Your task:
Copy the lines of the data below exactly, starting at the first and stopping after the line that contains "44, 46, 48]"; include no pictures.

-- BEGIN Supplied information --

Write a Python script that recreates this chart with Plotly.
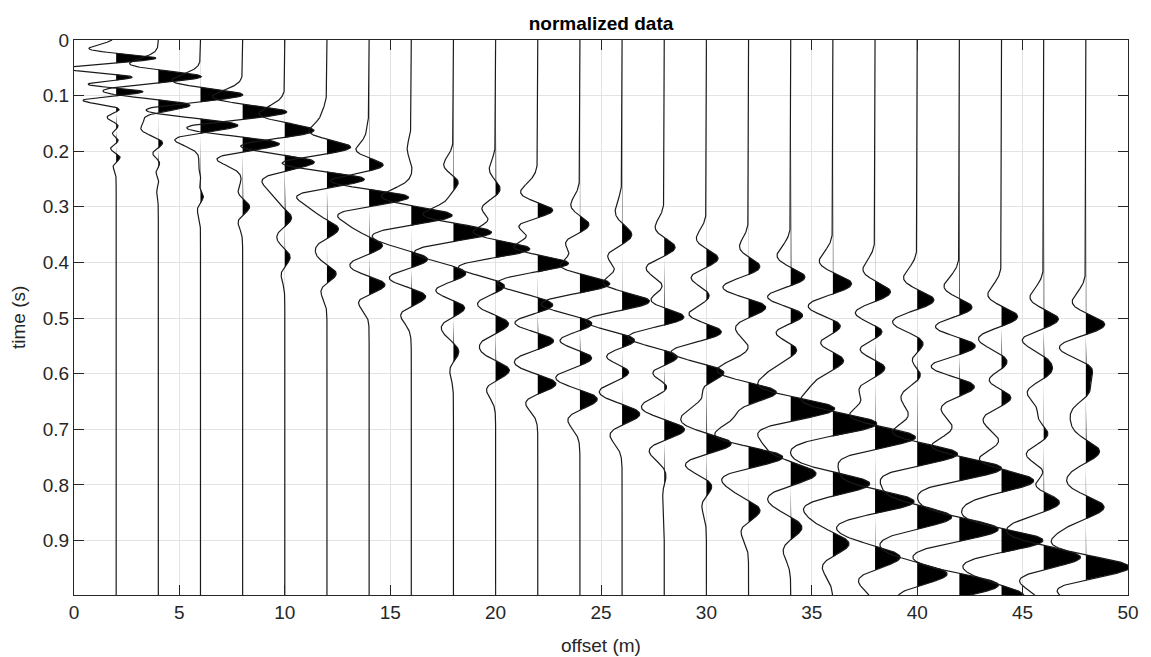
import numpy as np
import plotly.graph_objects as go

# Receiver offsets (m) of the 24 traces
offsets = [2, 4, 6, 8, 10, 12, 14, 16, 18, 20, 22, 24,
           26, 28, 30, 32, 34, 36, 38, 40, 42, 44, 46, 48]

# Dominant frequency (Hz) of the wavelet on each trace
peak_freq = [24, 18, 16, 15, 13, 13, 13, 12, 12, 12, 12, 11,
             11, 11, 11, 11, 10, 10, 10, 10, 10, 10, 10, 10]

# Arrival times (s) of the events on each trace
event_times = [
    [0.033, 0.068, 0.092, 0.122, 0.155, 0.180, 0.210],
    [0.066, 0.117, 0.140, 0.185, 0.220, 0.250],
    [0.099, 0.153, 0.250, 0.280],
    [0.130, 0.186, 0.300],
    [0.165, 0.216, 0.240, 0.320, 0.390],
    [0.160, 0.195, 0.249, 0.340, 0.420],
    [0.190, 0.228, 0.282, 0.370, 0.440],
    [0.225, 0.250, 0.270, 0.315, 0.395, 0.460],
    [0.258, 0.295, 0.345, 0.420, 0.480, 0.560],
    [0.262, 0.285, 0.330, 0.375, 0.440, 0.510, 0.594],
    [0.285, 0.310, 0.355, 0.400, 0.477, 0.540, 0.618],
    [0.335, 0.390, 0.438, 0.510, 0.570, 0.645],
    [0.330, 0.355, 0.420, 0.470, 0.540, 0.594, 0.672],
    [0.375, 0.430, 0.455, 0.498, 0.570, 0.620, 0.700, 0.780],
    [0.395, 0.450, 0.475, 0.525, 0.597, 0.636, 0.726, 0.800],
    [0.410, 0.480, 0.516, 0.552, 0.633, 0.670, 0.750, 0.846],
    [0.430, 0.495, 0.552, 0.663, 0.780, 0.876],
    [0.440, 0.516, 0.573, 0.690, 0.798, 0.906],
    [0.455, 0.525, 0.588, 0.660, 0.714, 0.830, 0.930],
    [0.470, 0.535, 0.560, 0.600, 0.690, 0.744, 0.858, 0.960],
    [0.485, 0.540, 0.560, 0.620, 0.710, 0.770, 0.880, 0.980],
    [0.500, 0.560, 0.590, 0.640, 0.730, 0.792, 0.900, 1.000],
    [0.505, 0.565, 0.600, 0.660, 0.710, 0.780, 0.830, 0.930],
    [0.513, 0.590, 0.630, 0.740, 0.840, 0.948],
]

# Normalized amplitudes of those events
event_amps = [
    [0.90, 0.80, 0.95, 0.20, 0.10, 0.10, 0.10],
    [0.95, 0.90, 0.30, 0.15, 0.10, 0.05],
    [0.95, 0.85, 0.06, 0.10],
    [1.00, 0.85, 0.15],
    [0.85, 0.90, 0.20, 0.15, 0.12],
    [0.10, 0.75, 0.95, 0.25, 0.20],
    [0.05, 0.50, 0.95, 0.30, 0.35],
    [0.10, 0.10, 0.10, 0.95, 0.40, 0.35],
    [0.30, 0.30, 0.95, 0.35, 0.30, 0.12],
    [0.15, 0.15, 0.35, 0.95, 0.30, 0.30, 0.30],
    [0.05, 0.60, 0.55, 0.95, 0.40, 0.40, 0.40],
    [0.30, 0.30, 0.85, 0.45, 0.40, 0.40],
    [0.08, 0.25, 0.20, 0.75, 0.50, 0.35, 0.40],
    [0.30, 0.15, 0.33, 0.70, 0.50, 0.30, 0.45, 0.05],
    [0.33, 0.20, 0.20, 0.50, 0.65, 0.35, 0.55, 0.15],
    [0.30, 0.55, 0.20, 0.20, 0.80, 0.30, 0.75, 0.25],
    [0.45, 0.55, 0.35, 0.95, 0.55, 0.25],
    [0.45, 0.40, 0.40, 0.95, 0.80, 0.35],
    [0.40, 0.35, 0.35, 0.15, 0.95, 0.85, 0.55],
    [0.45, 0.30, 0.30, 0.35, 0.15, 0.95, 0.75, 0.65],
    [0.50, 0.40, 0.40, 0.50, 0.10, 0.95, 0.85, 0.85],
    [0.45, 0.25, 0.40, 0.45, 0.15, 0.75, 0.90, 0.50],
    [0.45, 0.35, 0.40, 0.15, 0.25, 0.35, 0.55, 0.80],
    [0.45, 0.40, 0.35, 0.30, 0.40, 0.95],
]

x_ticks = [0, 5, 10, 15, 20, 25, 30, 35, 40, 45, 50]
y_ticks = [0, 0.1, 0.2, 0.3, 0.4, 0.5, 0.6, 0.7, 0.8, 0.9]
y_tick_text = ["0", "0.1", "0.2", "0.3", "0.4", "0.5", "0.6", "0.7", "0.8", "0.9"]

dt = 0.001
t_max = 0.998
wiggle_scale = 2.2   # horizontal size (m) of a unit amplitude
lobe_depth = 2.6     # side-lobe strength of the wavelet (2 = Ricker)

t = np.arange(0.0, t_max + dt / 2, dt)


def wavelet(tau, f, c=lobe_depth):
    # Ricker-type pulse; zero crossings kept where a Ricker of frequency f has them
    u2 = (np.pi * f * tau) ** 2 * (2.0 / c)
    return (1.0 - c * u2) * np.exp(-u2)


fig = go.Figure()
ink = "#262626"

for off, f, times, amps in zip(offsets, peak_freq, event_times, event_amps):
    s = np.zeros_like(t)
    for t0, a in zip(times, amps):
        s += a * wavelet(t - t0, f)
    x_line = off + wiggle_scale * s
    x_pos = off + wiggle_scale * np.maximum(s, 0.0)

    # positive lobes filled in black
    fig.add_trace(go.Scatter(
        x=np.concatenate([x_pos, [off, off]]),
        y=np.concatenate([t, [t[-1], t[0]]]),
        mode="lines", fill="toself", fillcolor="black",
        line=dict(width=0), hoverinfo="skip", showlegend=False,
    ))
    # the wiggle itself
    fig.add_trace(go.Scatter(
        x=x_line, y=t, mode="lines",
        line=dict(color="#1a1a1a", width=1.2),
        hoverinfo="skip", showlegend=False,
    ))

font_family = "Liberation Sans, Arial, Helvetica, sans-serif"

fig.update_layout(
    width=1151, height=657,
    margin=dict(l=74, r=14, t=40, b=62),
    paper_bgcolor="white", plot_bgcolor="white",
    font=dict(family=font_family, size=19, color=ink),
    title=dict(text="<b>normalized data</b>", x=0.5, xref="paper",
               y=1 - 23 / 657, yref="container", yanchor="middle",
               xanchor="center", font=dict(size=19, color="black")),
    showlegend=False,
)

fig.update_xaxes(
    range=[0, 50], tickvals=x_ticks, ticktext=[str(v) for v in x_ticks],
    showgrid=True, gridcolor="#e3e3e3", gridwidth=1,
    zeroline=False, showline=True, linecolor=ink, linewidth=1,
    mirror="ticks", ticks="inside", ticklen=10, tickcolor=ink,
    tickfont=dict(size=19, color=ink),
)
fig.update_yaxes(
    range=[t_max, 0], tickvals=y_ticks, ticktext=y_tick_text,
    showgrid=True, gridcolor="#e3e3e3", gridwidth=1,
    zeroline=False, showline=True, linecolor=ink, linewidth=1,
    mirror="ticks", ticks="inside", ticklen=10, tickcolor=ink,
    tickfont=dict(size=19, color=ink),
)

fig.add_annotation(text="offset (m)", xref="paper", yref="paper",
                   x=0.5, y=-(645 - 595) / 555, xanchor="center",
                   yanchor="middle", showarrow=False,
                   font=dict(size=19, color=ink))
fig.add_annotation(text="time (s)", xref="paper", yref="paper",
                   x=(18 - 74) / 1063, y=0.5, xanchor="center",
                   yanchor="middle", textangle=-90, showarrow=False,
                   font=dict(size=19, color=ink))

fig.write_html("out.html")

-- END Supplied information --

Exercise answer:
Write a Python script that recreates this chart with Plotly.
import numpy as np
import plotly.graph_objects as go

# Receiver offsets (m) of the 24 traces
offsets = [2, 4, 6, 8, 10, 12, 14, 16, 18, 20, 22, 24,
           26, 28, 30, 32, 34, 36, 38, 40, 42, 44, 46, 48]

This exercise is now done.